Boil notice for Quincy extended until next week

The American Valley Community Services District is continuing to work on a broken water line in the area of the Spring Hill well that is believed responsible for the presence coliform bacteria and E.coli bacteria in the water distributed to customers in west Quincy.

Those residents have been under a boil water notice since Wednesday afternoon, June 5, and now it appears that will extend into and possibly through next week. According to the services district, the line has been taken down for repairs and the district will continue to chlorinate the system. Customers are warned that they may smell the chlorine, but it is still not safe to drink; it must still be boiled. This notice is for water customers from Cemetery Hill to Plumas District Hospital in Quincy. East Quincy is not affected.

The services district made another reverse 911 call late this afternoon to notify customers of the extension. Earlier today, the district said that vandals might be at fault, after the cause of the possible contamination was traced to a broken water line in the area of the Spring Hill well.

The services district is continuing to work with the state on testing the water and will issue a notice when the water is safe to drink.

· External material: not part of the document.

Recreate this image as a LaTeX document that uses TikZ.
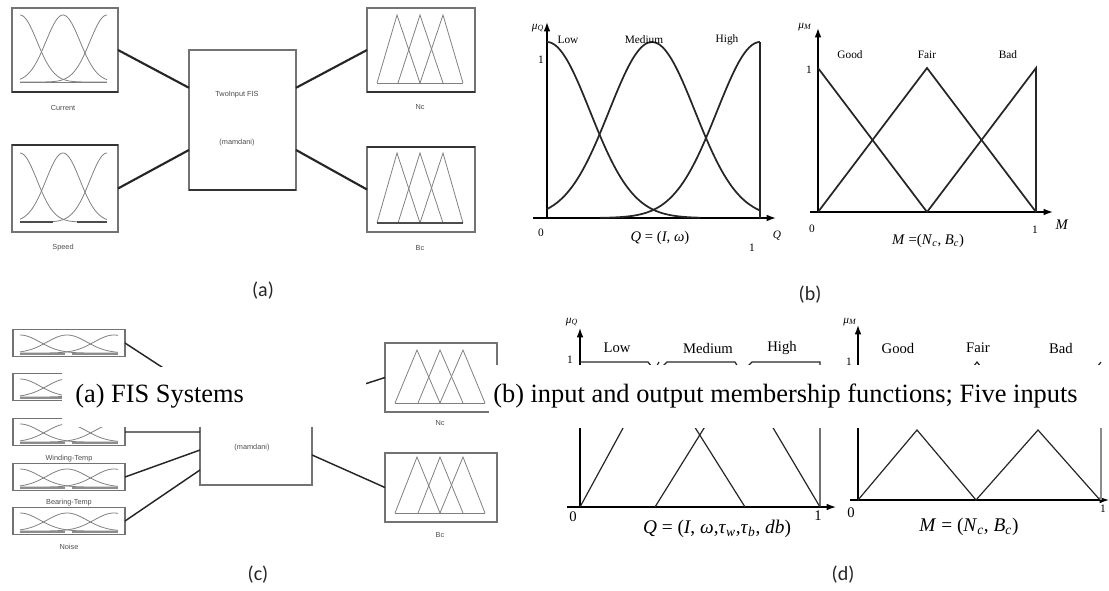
\documentclass[tikz,border=0pt]{standalone}
\usepackage{fontspec}
\setmainfont{Liberation Serif}
\newfontfamily\capfont{Carlito}
\newfontfamily\guifont{Liberation Sans}
\usetikzlibrary{arrows.meta,calc}
% gaussian membership curve: style, centre, sigma, base y, height, domain
\newcommand{\gaussmf}[6]{\draw[#1] plot[domain=#6, samples=60, smooth] (\x,{(#4)-(#5)*exp(-0.5*((\x-(#2))/(#3))*((\x-(#2))/(#3)))});}
% triangular membership curve: style, left, peak, right, base y, top y
\newcommand{\trimf}[6]{\draw[#1] (#2,#5) -- (#3,#6) -- (#4,#5);}

\begin{document}
\begin{tikzpicture}[x=0.75pt,y=-0.75pt,
  guibox/.style={draw=black!55, line width=1pt, inner sep=0pt, outer sep=0pt},
  wire/.style={line width=1.6pt, black!85},
  thinwire/.style={line width=1.1pt, black!85},
  mfgui/.style={black!50, line width=0.6pt},
  mfplot/.style={line width=1.3pt, black!85},
  mfthin/.style={line width=0.9pt, black!85},
  plotaxis/.style={line width=1.1pt, -{Latex[length=7pt,width=5pt]}},
  guitext/.style={font=\guifont\fontsize{5.5}{6}\selectfont, text=black!70},
  plottext/.style={font=\fontsize{8.5}{9}\selectfont},
  bigtext/.style={font=\fontsize{11}{12}\selectfont},
  formula/.style={font=\fontsize{14.5}{16}\selectfont},
  sublabel/.style={font=\capfont\fontsize{15}{17}\selectfont, text=black!85},
  capband/.style={fill=white, inner sep=0pt, outer sep=0pt, anchor=north west},
  captext/.style={font=\fontsize{19.8}{23}\selectfont, anchor=base west, inner sep=0pt}
]
\useasboundingbox (0,0) rectangle (1109,590);

% ---------- (a) two-input FIS ----------
\node[guibox, minimum width=79.5pt, minimum height=63pt] (cur) at (65,50) {};
\node[guibox, minimum width=79.5pt, minimum height=65.25pt] (spd) at (65,188.5) {};
\node[guibox, minimum width=80.25pt, minimum height=105pt] (fis) at (242.5,120) {};
\node[guibox, minimum width=81pt, minimum height=63pt] (nc) at (421,50) {};
\node[guibox, minimum width=81pt, minimum height=63.75pt] (bc) at (421,189.5) {};
\draw[line width=2pt, black!80] (cur.south west) -- (cur.south east);
\draw[line width=2pt, black!80] (spd.north west) -- (spd.north east);
\draw[line width=2pt, black!80] (fis.south west) -- (fis.south east);
\draw[line width=2pt, black!80] (nc.south west) -- (nc.south east);
\draw[line width=2pt, black!80] (bc.north west) -- (bc.north east);
% inputs
\foreach \yb/\yt in {82/15,222/153}{
  \gaussmf{mfgui}{20}{17}{\yb}{\yb-\yt}{20:107}
  \gaussmf{mfgui}{63}{17}{\yb}{\yb-\yt}{20:107}
  \gaussmf{mfgui}{107}{17}{\yb}{\yb-\yt}{20:107}
}
\draw[mfgui] (20,82) -- (107,82);
\draw[line width=1.4pt, black!70] (20,222) -- (53,222) (77,222) -- (107,222);
% outputs
\foreach \yb/\yt in {83/15,223/153}{
  \trimf{mfgui}{377}{397}{420}{\yb}{\yt}
  \trimf{mfgui}{398}{420}{443}{\yb}{\yt}
  \trimf{mfgui}{420}{443}{463}{\yb}{\yt}
}
\draw[mfgui] (377,83) -- (463,83);
\draw[line width=1.4pt, black!70] (377,223) -- (463,223);
% wires
\draw[wire] (cur.east) -- ($(fis.north west)!0.27!(fis.south west)$);
\draw[wire] (spd.east) -- ($(fis.north west)!0.714!(fis.south west)$);
\draw[wire] ($(fis.north east)!0.27!(fis.south east)$) -- (nc.west);
\draw[wire] ($(fis.north east)!0.714!(fis.south east)$) -- (bc.west);
\node[guitext] (curlbl) at (63,108) {Current};
\node[guitext] (spdlbl) at (63,248) {Speed};
\node[guitext] (ncl) at (420,107) {Nc};
\node[guitext] (bcl) at (420,248) {Bc};
\node[guitext] (fisname) at (237,95) {TwoInput FIS};
\node[guitext] (fistype) at (237,143) {(mamdani)};
\node[sublabel] (suba) at (263,291) {(a)};

% ---------- (b) gaussian and triangular functions ----------
\draw[plotaxis] (547,218) -- (547,22);
\draw[plotaxis] (533,218) -- (776,218);
\gaussmf{mfplot}{547}{43}{218}{176}{547:700}
\gaussmf{mfplot}{652}{43}{218}{176}{547:760}
\gaussmf{mfplot}{760}{43}{218}{176}{600:760}
\draw[mfplot] (760,42) -- (760,218);
\node[plottext] (muq) at (538,28) {\textit{μ}\textsubscript{\textit{Q}}};
\node[plottext] (bq1) at (541,60) {1};
\node[plottext] (blow) at (568,40) {Low};
\node[plottext] (bmed) at (644,40) {Medium};
\node[plottext] (bhigh) at (727,40) {High};
\node[plottext] (bq0) at (541,233) {0};
\node[plottext] (bq1r) at (752,248) {1};
\node[plottext] (bqx) at (777,236) {\textit{Q}};
\node[bigtext] (bqlbl) at (660,238) {\textit{Q} = (\textit{I}, \textit{ω})};

\draw[plotaxis] (818,212) -- (818,28);
\draw[plotaxis] (810,212) -- (1053,212);
\draw[mfplot] (818,68) -- (927,212);
\draw[mfplot] (818,212) -- (927,68) -- (1036,212);
\draw[mfplot] (927,212) -- (1036,68) -- (1036,212);
\node[plottext] (mum) at (805,27) {\textit{μ}\textsubscript{\textit{M}}};
\node[plottext] (bm1) at (809,70) {1};
\node[plottext] (bgood) at (850,55) {Good};
\node[plottext] (bfair) at (927,55) {Fair};
\node[plottext] (bbad) at (1008,55) {Bad};
\node[plottext] (bm0) at (812,229) {0};
\node[plottext] (bm1r) at (1035,230) {1};
\node[bigtext] (bmx) at (1062,225) {\textit{M}};
\node[bigtext] (bmlbl) at (928,241) {\textit{M} =(\textit{N}\textsubscript{\textit{c}}, \textit{B}\textsubscript{\textit{c}})};
\node[sublabel] (subb) at (810,295) {(b)};

% ---------- (c) five-input FIS ----------
\node[guibox, minimum width=84pt, minimum height=78.75pt] (cfis) at (256,432.5) {};
\foreach \yc/\nm in {343/c1,387/c2,432/c3,477/c4,521/c5}{
  \node[guibox, minimum width=84pt, minimum height=20.25pt] (\nm) at (69,\yc) {};
  \gaussmf{mfgui}{20}{20}{\yc+10}{18}{20:118}
  \gaussmf{mfgui}{67}{20}{\yc+10}{18}{20:118}
  \gaussmf{mfgui}{114}{20}{\yc+10}{18}{20:118}
  \draw[line width=1.3pt, black!45] (20,\yc+11) -- (65,\yc+11) (72,\yc+11) -- (118,\yc+11);
}
\foreach \nm/\f in {c1/0.114,c2/0.286,c3/0.495,c4/0.667,c5/0.857}{
  \draw[thinwire] (\nm.east) -- ($(cfis.north west)!\f!(cfis.south west)$);
}
\node[guibox, minimum width=84pt, minimum height=51.75pt] (cnc) at (441,377.5) {};
\node[guibox, minimum width=84pt, minimum height=51.75pt] (cbc) at (441,487.5) {};
\foreach \yb/\yt in {403/350,513/457}{
  \trimf{mfgui}{395}{417}{440}{\yb}{\yt}
  \trimf{mfgui}{418}{440}{463}{\yb}{\yt}
  \trimf{mfgui}{440}{463}{485}{\yb}{\yt}
  \draw[mfgui] (395,\yb) -- (485,\yb);
}
\draw[thinwire] ($(cfis.north east)!0.2!(cfis.south east)$) -- (cnc.west);
\draw[thinwire] ($(cfis.north east)!0.714!(cfis.south east)$) -- (cbc.west);
\node[guitext] (cwind) at (69,459) {Winding-Temp};
\node[guitext] (cbear) at (69,503) {Bearing-Temp};
\node[guitext] (cnoise) at (69,547) {Noise};
\node[guitext] (ctype) at (252,448) {(mamdani)};
\node[guitext] (cncl) at (440,423) {Nc};
\node[guitext] (cbcl) at (440,535) {Bc};
\node[sublabel] (subc) at (258,575) {(c)};

% ---------- (d) triangular functions, five inputs ----------
\draw[plotaxis, line width=1pt] (580,507) -- (580,328);
\draw[plotaxis, line width=1pt] (567,507) -- (836,507);
\draw[mfthin] (580,362) -- (648,362) -- (652,367);
\draw[mfthin] (662,367) -- (667,362) -- (735,362) -- (738,367);
\draw[mfthin] (747,367) -- (752,362) -- (820,362) -- (820,507);
\draw[mfthin] (580,507) -- (659,362);
\draw[mfthin] (655,507) -- (742,367);
\draw[mfthin] (745,507) -- (657,367);
\draw[mfthin] (820,507) -- (737,367);
\node[plottext] (muq2) at (572,322) {\textit{μ}\textsubscript{\textit{Q}}};
\node[plottext] (dq1) at (570,360) {1};
\node[bigtext] (dlow) at (617,348) {Low};
\node[bigtext] (dmed) at (708,348) {Medium};
\node[bigtext] (dhigh) at (782,348) {High};
\node[bigtext] (dq0) at (573,517) {0};
\node[bigtext] (dq1r) at (818,516) {1};
\node[formula] (dqlbl) at (717,529) {\textit{Q} = (\textit{I}, \textit{ω},\textit{τ}\textsubscript{\textit{w}},\textit{τ}\textsubscript{\textit{b}}, \textit{db})};

\draw[plotaxis, line width=1pt] (858,500) -- (858,325);
\draw[plotaxis, line width=1pt] (850,500) -- (1109,500);
\draw[mfthin] (858,500) -- (917,430) -- (976,500) -- (1038,430) -- (1100,500);
\draw[mfthin] (973,367) -- (977,362) -- (981,367);
\draw[mfthin] (1097,367) -- (1101,362);
\draw[line width=1.2pt, black!45] (1101,428) -- (1101,500);
\node[plottext] (mum2) at (850,322) {\textit{μ}\textsubscript{\textit{M}}};
\node[plottext] (dm1) at (849,362) {1};
\node[bigtext] (dgood) at (898,348) {Good};
\node[bigtext] (dfair) at (978,348) {Fair};
\node[bigtext] (dbad) at (1061,348) {Bad};
\node[bigtext] (dm0) at (851,513) {0};
\node[plottext] (dm1r) at (1103,509) {1};
\node[formula] (dmlbl) at (969,527) {\textit{M} = (\textit{N}\textsubscript{\textit{c}}, \textit{B}\textsubscript{\textit{c}})};
\node[sublabel] (subd) at (843,575) {(d)};

% ---------- caption bands on top ----------
\node[capband, minimum width=228pt, minimum height=45pt] (banda) at (62,367) {};
\node[captext] (capa) at (75,402) {(a) FIS Systems};
\node[capband, minimum width=459.75pt, minimum height=47.25pt] (bandb) at (489,365) {};
\node[captext] (capb) at (493,402) {(b) input and output membership functions; Five inputs};
\end{tikzpicture}
\end{document}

Plumas County Environmental Health Director Jerry Sipe released the answers to several questions relating to the boil water notice for Quincy.

  1. What exact areas of Quincy are affected?     The affected area is just downtown Quincy, from Cemetery Hill, west to beyond the hospital and south of Spanish Creek. If you are on a private well, you are not affected.
  2. How long do we have to boil water?     First bring water to a rolling boil then boil it for 1 minute. Cool before using.
  3. What do I do about water for my pets?   Use boiled water or bottled water for pets.
  4. When will the water be safe to use again?   The Community Services District is working on that. Be prepared to use boiled or bottled water for several days until notified that tap water is once again safe to drink.
  5. What about teeth brushing?   To be safe, we recommend using boiled or bottled water for brushing teeth and all oral hygiene.
  6. If I use the water to wash my hands could I contaminate things?   Thoroughly washing your hands with soap and thoroughly drying your hands will prevent infection. As an added margin of safety you can use hand sanitizer after washing.
  7. Why is only West Quincy affected?   Quincy, East Quincy and FRC all have different water systems. Only downtown Quincy area is affected.
  8. What do I do if I feel like I have symptoms?   Anyone experiencing symptoms such as diarrhea, nausea, vomiting, abdominal cramps, with or without fever should seek medical attention. These symptoms are not unique to exposure to potential contaminants in the water and the doctor’s involvement is key to identifying the cause of your illness.
  9. Is potentially contaminated water safe for washing dishes?   It is best to use boiled or bottled water for dishwashing. As an alternative, you can use tap water to wash dishes if you soak cleaned dishes for 1 minute in a disinfectant rinse. Use 1 tablespoon of unscented bleach per gallon of water in the final rinse and allow dishes to completely air dry before use.
  10. How should I wash fruits and vegetables and make ice?   Fruits, vegetables and any other foods that will not be cooked before eating should be washed and rinsed with boiled (then cooled) water or bottled water. Similarly, ice should be made with boiled or bottled water.
  11. Do drip coffee makers boil the water long enough to be safe or should I use bottled water?   Use bottled water for drip coffee makers.